Sir Humphrey Appleby: Not the Foreign Office.



( 9 comments — Leave a comment )
Jun. 15th, 2006 09:43 am (UTC)
Nick, i can't remember if i sent you these extracts.
Major changes to the structure of the European Union could go ahead without being considered in a referendum, Geoff Hoon says in an interview with the FT today. The Europe minister says it is too early to tell how far-reaching the reforms to EU decision-making might be and whether they would require approval by voters in a referendum. But he warned that the constitutional issue would inevitably return to the fore "at some point".

Labour MP Gisela Stuart participates in an Open Europe debate on 'The European Union: where next?'

European Union Sub-Committee C (Foreign Affairs, Defence and Development Policy) (10.45am).
Subject: Current developments in European defence.
Witnesses: Dr Sarah Beaver, Andrew Mathewson, Ministry of Defence.

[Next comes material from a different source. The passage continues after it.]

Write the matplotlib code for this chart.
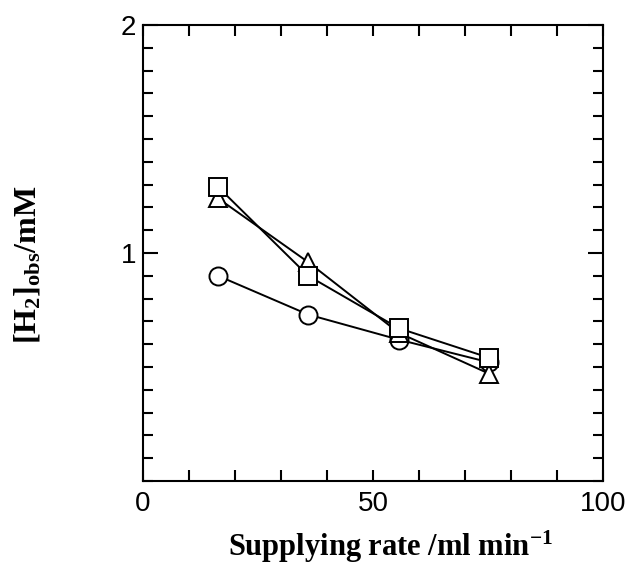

Jun. 15th, 2006 12:04 pm (UTC)
ah, great stuff. Takes me back. I alwasy think it got less funny when he became Prime Minister. Though not EU-related, did you ever catch Armando Ianucci's excellent The Thick of It (originally BBC4)?
Jun. 15th, 2006 12:24 pm (UTC)
Alas, we don't get BBC4 here!
Jun. 15th, 2006 03:31 pm (UTC)
I watched it backwards, but the old episodes, like 'Greasy Pole' are sheer genius!
Jun. 15th, 2006 02:26 pm (UTC)
The Public Televeion Network stations have been playing both "Minister: series as part as their "Britcom Saturday Block"...
I love both series, but I have studied British Gov't when in scholl, so I "get" a lot of it. I am not so sure of those who tune in to watch the other shows in the same block which is usually along the lines of "Vicar of Dibly" "Last of the Summer Wine" and "My Hero".
I might be being unfair though...
The station *does* play Blackadder... late at night, and not always in order...
Jun. 15th, 2006 02:28 pm (UTC)
Apologies for such atrocious spelling on last post...combination of typing on laptop at odd angle in the dark and forgetting to hit Spell Check
Jun. 15th, 2006 03:25 pm (UTC)
Standard Foreign Office response...
Sir Richard: Standard Foreign Office response in a time of crisis. In Stage One we say that nothing is going to happen.
Sir Humphrey: Stage Two, we say something may be going to happen but we should do nothing about it.
Sir Richard: Stage Three, we say that maybe we should do something about it, but there's nothing we can do.
Sir Humphrey: Stage Four, we say maybe there is something we could have done, but it's too late now.

- A Victory for Democracy
Jun. 15th, 2006 04:44 pm (UTC)
The first one could explain a lot about recent US foreign policy...
Jun. 15th, 2006 05:59 pm (UTC)
I had a very pleasant chuckle reading this over lunch whilst at work. Thank you.